Confidence gap greater now than prior to the recession and financial collapse
PRINCETON, NJ -- During the ups and downs of this U.S. recession, Americans' faith in small business has grown, while their faith in big business has not. Three times more Americans now say they have "a great deal" or "quite a lot" of confidence in small business (66%) than say this about big business (19%). And this gap has grown since the global financial collapse.
The high level of confidence Americans have in small business gives it a second-place ranking among the 16 institutions rated this year, while big business ties for second to last with HMOs.
Confidence in Small Business Stays High
Americans' current confidence in small business is essentially unchanged from last year's level, though it is up from the pre-financial-crisis days of June 2007 and June 2008.
Gallup first asked about confidence in small business in 1997, and has done so every year since 2007. Confidence was highest last year, at 67%, and has never been lower than 57%. Six percent of Americans express "very little" or "no" confidence in small business -- essentially unchanged since the pre-recession days of 2007.
Confidence in Big Business Little Improved From 2009 Low
At 19%, Americans' confidence in big business is up slightly from last year's record low of 16%; still, big business outperforms only Congress in this year's rankings. Similarly, the 38% saying they have very little or no faith in big business is down slightly from last year, but trails only Congress, at 50%.

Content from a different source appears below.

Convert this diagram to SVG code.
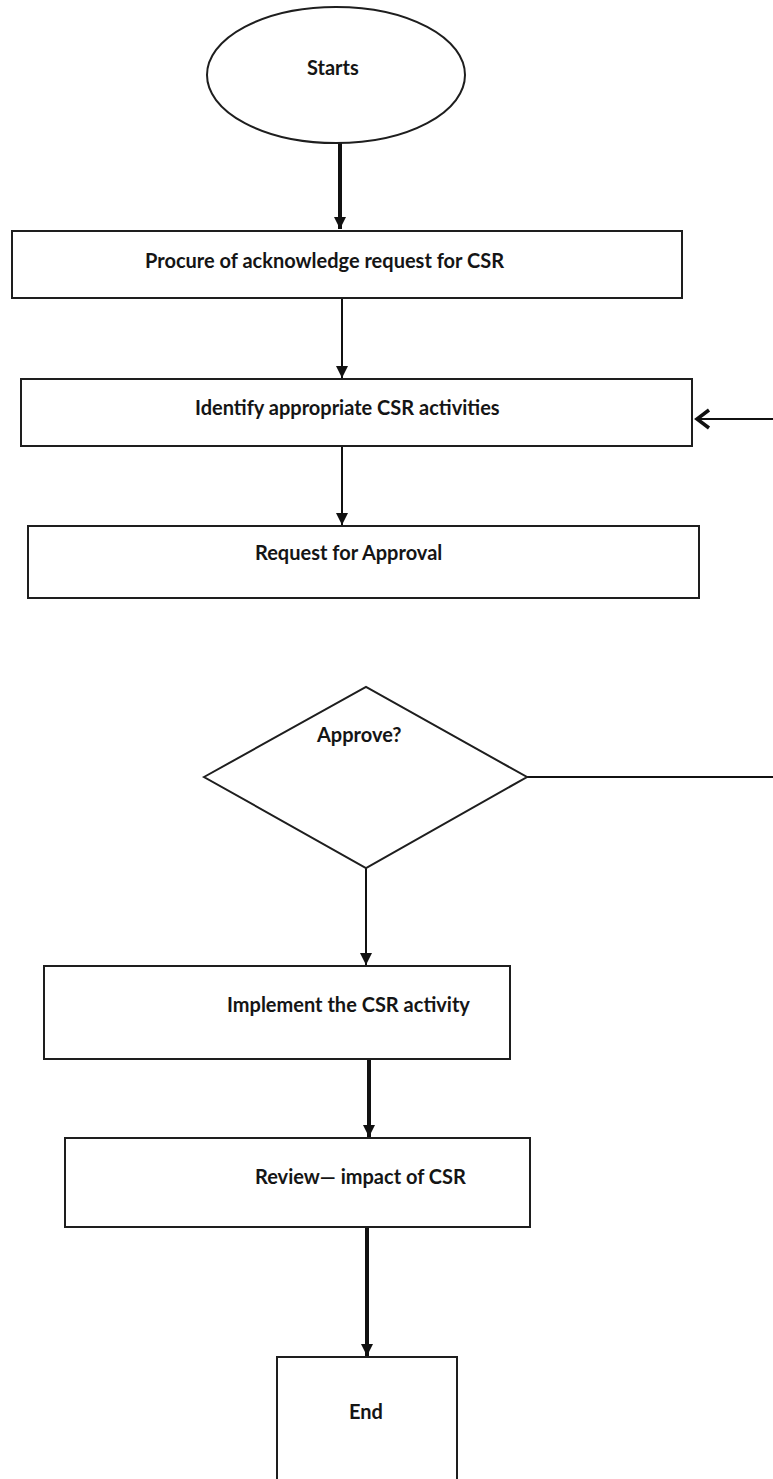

Gallup trends suggest that Americans have never shown much confidence in big business. Since the 1930s, many Americans have held a certain degree of skepticism about the market power wielded by big companies -- the basis of many antitrust laws. In turn, this has made those companies easy political villains. Confidence in big business peaked in 1975, at 34%, up from 26% in the initial confidence survey in 1973.
Far more Americans today are not confident than are confident in big business: 38% express very little or no confidence, slightly improved from a year ago (41%). Since 2007, nearly twice as many Americans have expressed very little or no confidence in big business as opposed to a great deal or quite a lot of confidence.

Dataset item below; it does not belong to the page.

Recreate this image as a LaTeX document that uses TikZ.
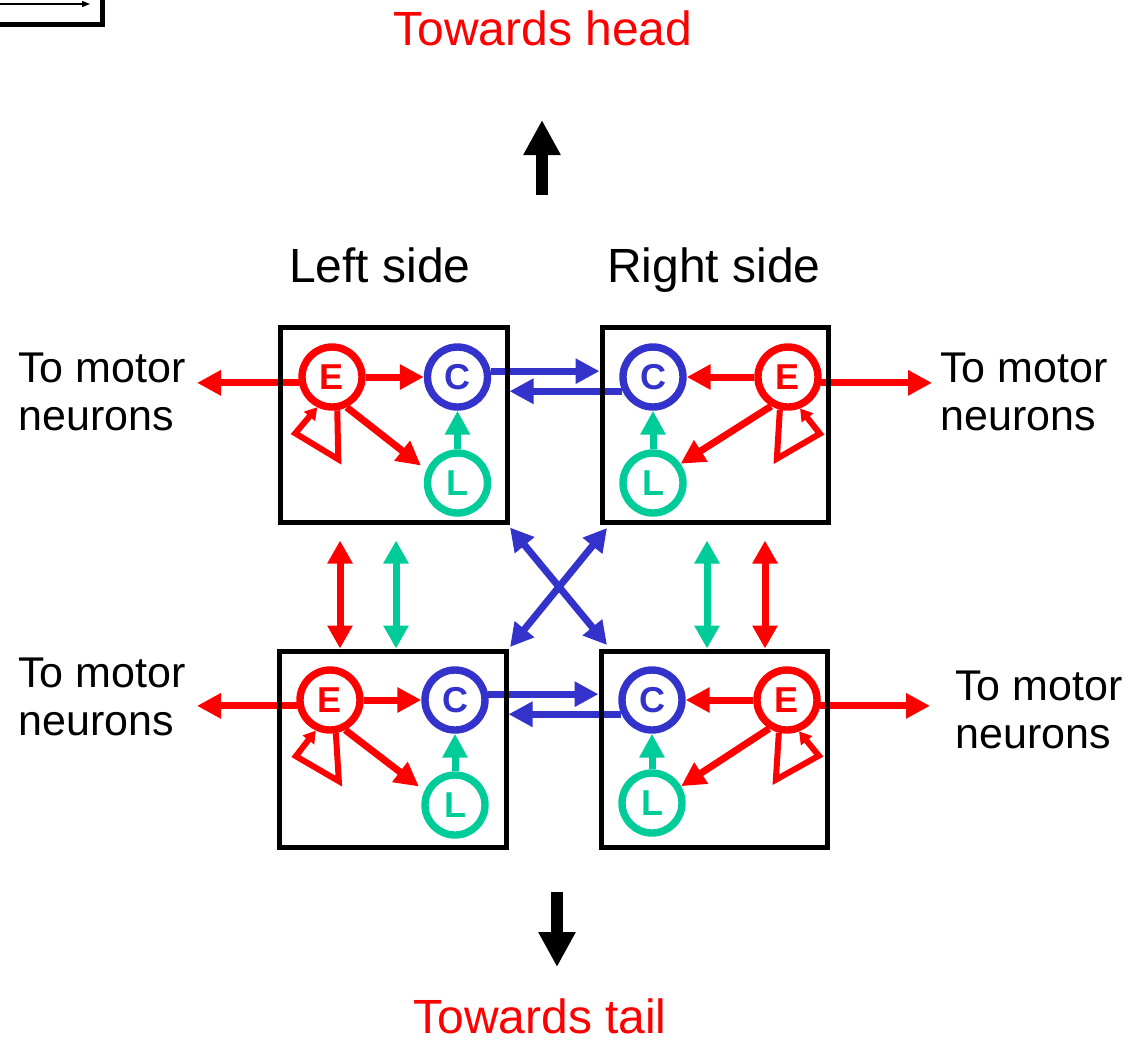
\documentclass[tikz,border=0pt]{standalone}
\usepackage{fontspec}
\setmainfont{Liberation Sans}
\usetikzlibrary{arrows.meta}
\definecolor{nred}{RGB}{255,0,0}
\definecolor{nblue}{RGB}{51,51,204}
\definecolor{ngreen}{RGB}{0,204,153}
\pgfdeclarelayer{fg}
\pgfsetlayers{main,fg}
\begin{document}
\begin{tikzpicture}[x=0.5pt,y=-0.5pt,
  cell/.style={draw=black, line width=2.5pt, minimum width=113.5pt, minimum height=97.5pt, inner sep=0pt},
  neuron/.style={circle, line width=3.7pt, minimum size=30pt, inner sep=0pt, font=\fontsize{18pt}{18pt}\selectfont\bfseries},
  eN/.style={neuron, draw=nred, text=nred},
  cN/.style={neuron, draw=nblue, text=nblue},
  lN/.style={neuron, draw=ngreen, text=ngreen},
  conn/.style={line width=3.5pt, -{Triangle[length=12pt,width=12pt]}},
  dconn/.style={line width=3.5pt, {Triangle[length=11.5pt,width=12pt]}-{Triangle[length=11.5pt,width=12pt]}},
  loopc/.style={line width=3pt, nred, -{Triangle[length=6pt,width=7pt]}},
  bigarrow/.style={line width=6pt, -{Triangle[length=17.5pt,width=17.5pt]}},
  big/.style={font=\fontsize{24pt}{28pt}\selectfont, inner sep=0pt, anchor=base},
  motor/.style={font=\fontsize{21.5pt}{24pt}\selectfont, align=left, anchor=north west, inner sep=0pt},
]
\useasboundingbox (0,0) rectangle (1131,1041);

% fragment in the top-left corner
\begin{scope}
\clip (0,0) rectangle (1131,1041);
\draw[line width=2.5pt, fill=white] (-20,-20) rectangle (102.5,24);
\coordinate (fragA) at (0,4);
\coordinate (fragB) at (90,4);
\draw[line width=0.6pt, -{Triangle[length=4pt,width=3pt]}] (fragA) -- (fragB);
\end{scope}

% boxes (on top layer)
\begin{pgfonlayer}{fg}
\node[cell] (bTL) at (393.5,424.5) {};
\node[cell, minimum width=113pt] (bTR) at (715,424.5) {};
\node[cell, minimum height=98pt] (bBL) at (392.5,749) {};
\node[cell, minimum width=113pt, minimum height=98pt] (bBR) at (714,749) {};
\end{pgfonlayer}

% neurons
\node[eN] (E1) at (332,377) {E};
\node[cN] (C1) at (457.5,377) {C};
\node[lN] (L1) at (457.5,483) {L};
\node[eN] (E2) at (788,377) {E};
\node[cN] (C2) at (653,377) {C};
\node[lN] (L2) at (653,483) {L};
\node[eN] (E3) at (330,700) {E};
\node[cN] (C3) at (455,700) {C};
\node[lN] (L3) at (455,805) {L};
\node[eN] (E4) at (787,700) {E};
\node[cN] (C4) at (652,700) {C};
\node[lN] (L4) at (652,803) {L};

% texts
\node[big, text=nred] (head) at (543,45) {Towards head};
\node[big] (lside) at (380,282) {Left side};
\node[big] (rside) at (714,282) {Right side};
\node[big, text=nred] (tail) at (540,1033) {Towards tail};
\node[motor] (mt1) at (18,353) {To motor\\neurons};
\node[motor] (mt2) at (940,353) {To motor\\neurons};
\node[motor] (mt3) at (18,657) {To motor\\neurons};
\node[motor] (mt4) at (955,671) {To motor\\neurons};

% motor arrow end points
\coordinate (mTL) at (197,383);
\coordinate (mTR) at (932,383);
\coordinate (mBL) at (197,706);
\coordinate (mBR) at (930,706);
\draw[conn, nred] (E1.190) -- (E1.190 -| mTL);
\draw[conn, nred] (E2.350) -- (E2.350 -| mTR);
\draw[conn, nred] (E3.190) -- (E3.190 -| mBL);
\draw[conn, nred] (E4.350) -- (E4.350 -| mBR);

% inside modules: E -> C, E -> L, L -> C
\draw[conn, nred] (E1) -- (C1);
\draw[conn, nred] (E2) -- (C2);
\draw[conn, nred] (E3) -- (C3);
\draw[conn, nred] (E4) -- (C4);
\draw[conn, nred, shorten >=3.5pt] (E1.296) -- (L1.157);
\draw[conn, nred] (E2.240) -- (L2.35);
\draw[conn, nred, shorten >=3.5pt] (E3.297) -- (L3.155);
\draw[conn, nred] (E4.238) -- (L4.30);
\draw[conn, ngreen] (L1) -- (C1);
\draw[conn, ngreen] (L2) -- (C2);
\draw[conn, ngreen] (L3) -- (C3);
\draw[conn, ngreen] (L4) -- (C4);

% self loops
\draw[loopc, line join=miter] (E1.279) -- ++(1,49) -- ++(-43,-26) -- (E1.244);
\draw[loopc, line join=miter] (E2.256) -- ++(-3,49) -- ++(43,-25) -- (E2.291);
\draw[loopc, line join=miter] (E3.280) -- ++(3,48) -- ++(-43,-25) -- (E3.245);
\draw[loopc, line join=miter] (E4.256) -- ++(-3,47) -- ++(43,-24) -- (E4.291);

% blue horizontal connections
\draw[conn, nblue] (C1.10) -- (C1.10 -| bTR.west);
\draw[conn, nblue] (C2.205) -- (C2.205 -| bTL.east);
\draw[conn, nblue] (C3.10) -- (C3.10 -| bBR.west);
\draw[conn, nblue] (C4.205) -- (C4.205 -| bBL.east);

% vertical connections
\coordinate (vx1) at (340,0);
\coordinate (vx2) at (396,0);
\coordinate (vx3) at (707,0);
\coordinate (vx4) at (765,0);
\draw[dconn, nred, shorten <=8pt] (bTL.south -| vx1) -- (bBL.north -| vx1);
\draw[dconn, ngreen, shorten <=8pt] (bTL.south -| vx2) -- (bBL.north -| vx2);
\draw[dconn, ngreen, shorten <=8pt] (bTR.south -| vx3) -- (bBR.north -| vx3);
\draw[dconn, nred, shorten <=8pt] (bTR.south -| vx4) -- (bBR.north -| vx4);

% crossing connections
\draw[dconn, nblue] ([shift={(0.5,3)}]bTL.south east) -- ([shift={(8.5,-3.5)}]bBR.north west);
\draw[dconn, nblue] ([shift={(7.5,3.5)}]bTR.south west) -- ([shift={(1.5,-1.5)}]bBL.north east);

% head / tail arrows
\coordinate (upA) at (542,195);
\coordinate (upB) at (542,120);
\coordinate (dnA) at (557,892);
\coordinate (dnB) at (557,967);
\draw[bigarrow] (upA) -- (upB);
\draw[bigarrow] (dnA) -- (dnB);
\end{tikzpicture}
\end{document}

Leveraging Americans' Confidence in Small Business
It is not surprising that so many Americans have more confidence in small business than in big business. People often know the small business owners in their communities as friends and neighbors. Rightly or wrongly, big businesses are often perceived as distant and having little or no interest in the many local communities they serve. These negative perceptions of big business have been exacerbated by globalization and the failure and then bailout of big businesses during the past couple of years.
Right now, Congress has before it a new legislative effort to help small businesses get credit and expand in the current economic environment. In part, this may reflect a general recognition that small businesses drive U.S. job growth and, thus, that the government needs to find ways to encourage them to expand. Another reason may relate to the political appeal of Gallup's findings that Americans across gender, age, income, and ideology categories have much more confidence in small businesses.

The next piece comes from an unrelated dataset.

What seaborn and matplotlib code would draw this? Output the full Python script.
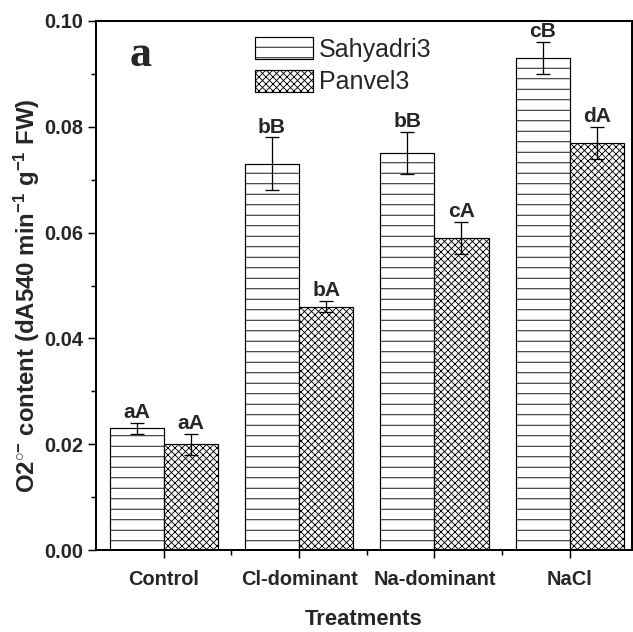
import matplotlib
matplotlib.use("Agg")
import matplotlib.pyplot as plt
import matplotlib.ticker as mticker
from matplotlib.patches import Patch
import seaborn as sns
import pandas as pd

treatments = ["Control", "Cl-dominant", "Na-dominant", "NaCl"]
cultivars = ["Sahyadri3", "Panvel3"]
sahyadri_vals = [0.023, 0.073, 0.075, 0.093]
sahyadri_err = [0.001, 0.005, 0.004, 0.003]
panvel_vals = [0.020, 0.046, 0.059, 0.077]
panvel_err = [0.002, 0.001, 0.003, 0.003]
sahyadri_letters = ["aA", "bB", "bB", "cB"]
panvel_letters = ["aA", "bA", "cA", "dA"]
hatches = {"Sahyadri3": "-", "Panvel3": "xxx"}

DPI = 63.3
PX = 72.0 / DPI  # points per pixel


def main():
    df = pd.DataFrame({
        "Treatment": treatments * 2,
        "Cultivar": [cultivars[0]] * 4 + [cultivars[1]] * 4,
        "value": sahyadri_vals + panvel_vals,
        "err": sahyadri_err + panvel_err,
        "letter": sahyadri_letters + panvel_letters,
    })

    sns.set_style("ticks")
    plt.rcParams["font.family"] = ["Liberation Sans", "DejaVu Sans"]
    plt.rcParams["mathtext.fontset"] = "custom"
    plt.rcParams["mathtext.rm"] = "Liberation Sans:bold"
    plt.rcParams["mathtext.bf"] = "Liberation Sans:bold"
    plt.rcParams["mathtext.default"] = "bf"
    plt.rcParams["hatch.linewidth"] = 1.0

    fig = plt.figure(figsize=(633 / DPI, 632 / DPI), dpi=DPI)
    ax = fig.add_axes([96 / 633, 82 / 632, 536 / 633, 529 / 632])

    sns.barplot(data=df, x="Treatment", y="value", hue="Cultivar",
                order=treatments, hue_order=cultivars,
                palette={c: "white" for c in cultivars},
                edgecolor="black", linewidth=1.2 * PX, errorbar=None,
                width=0.8, legend=False, ax=ax)

    for cont, cult in zip(ax.containers, cultivars):
        sub = df[df["Cultivar"] == cult].set_index("Treatment").loc[treatments]
        xs = []
        for bar in cont:
            bar.set_hatch(hatches[cult])
            xs.append(bar.get_x() + bar.get_width() / 2)
        ax.errorbar(xs, sub["value"], yerr=sub["err"], fmt="none",
                    ecolor="black", elinewidth=1.3 * PX, capsize=7 * PX,
                    capthick=1.3 * PX, zorder=3)
        for x, v, e, lab in zip(xs, sub["value"], sub["err"], sub["letter"]):
            ax.annotate(lab, (x, v + e), xytext=(0, 1), textcoords="offset points",
                        ha="center", va="bottom", fontsize=21 * PX,
                        fontweight="bold")

    ax.set_xlim(-0.5, 3.46)
    ax.set_ylim(0, 0.10)
    ax.yaxis.set_major_locator(mticker.MultipleLocator(0.02))
    ax.yaxis.set_minor_locator(mticker.MultipleLocator(0.01))
    ax.yaxis.set_major_formatter(mticker.FormatStrFormatter("%.2f"))
    ax.xaxis.set_minor_locator(mticker.FixedLocator([0.5, 1.5, 2.5]))

    for s in ax.spines.values():
        s.set_visible(True)
        s.set_linewidth(2 * PX)
        s.set_color("black")

    ax.tick_params(axis="both", which="major", direction="out", length=8 * PX,
                   width=1.5 * PX, labelsize=20 * PX, color="black")
    ax.tick_params(axis="both", which="minor", direction="out", length=5 * PX,
                   width=1.5 * PX, color="black")
    ax.tick_params(axis="x", which="major", pad=12 * PX)
    ax.tick_params(axis="y", which="major", pad=5 * PX)
    for lab in ax.get_xticklabels() + ax.get_yticklabels():
        lab.set_fontweight("bold")

    ax.set_xlabel("Treatments", fontsize=22 * PX, fontweight="bold",
                  labelpad=20 * PX)
    ax.set_ylabel(r"O2$^{\circ{-}}$ content (dA540 min$^{-1}$ g$^{-1}$ FW)",
                  fontsize=24 * PX, fontweight="bold")
    ax.yaxis.set_label_coords(-0.1, 0.48)

    ax.text(0.063, 0.935, "a", transform=ax.transAxes, fontsize=44 * PX,
            fontweight="bold", family="Liberation Serif", va="center")

    handles = [Patch(facecolor="white", edgecolor="black", hatch=hatches[c],
                     linewidth=1.2 * PX, label=c) for c in cultivars]
    ax.legend(handles=handles, loc="upper left",
              bbox_to_anchor=((255 - 96) / 536, (550 - 37) / 529),
              frameon=False, fontsize=25 * PX, handlelength=2.3,
              handleheight=0.97, labelspacing=0.33, handletextpad=0.25,
              borderpad=0, borderaxespad=0)

    fig.savefig("out.png", dpi=DPI)
    plt.close(fig)


if __name__ == "__main__":
    main()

Despite Americans' ongoing support, America's small businesses continue to struggle in the current economic environment. While government might try to help, the best thing it could do to help small businesses deliver might simply be to get the overall U.S. economy growing more rapidly.
Results for this Gallup poll are based on telephone interviews conducted July 8-11, 2010, with a random sample of 1,020 adults, aged 18 and older, living in the continental U.S., selected using random-digit-dial sampling.
For results based on the total sample of national adults, one can say with 95% confidence that the maximum margin of sampling error is ±4 percentage points.
Interviews are conducted with respondents on landline telephones (for respondents with a landline telephone) and cellular phones (for respondents who are cell phone-only). Each sample includes a minimum quota of 150 cell phone-only respondents and 850 landline respondents, with additional minimum quotas among landline respondents for gender within region. Landline respondents are chosen at random within each household on the basis of which member had the most recent birthday.
Samples are weighted by gender, age, race, education, region, and phone lines. Demographic weighting targets are based on the March 2009 Current Population Survey figures for the aged 18 and older non-institutionalized population living in continental U.S. telephone households. All reported margins of sampling error include the computed design effects for weighting and sample design.
In addition to sampling error, question wording and practical difficulties in conducting surveys can introduce error or bias into the findings of public opinion polls.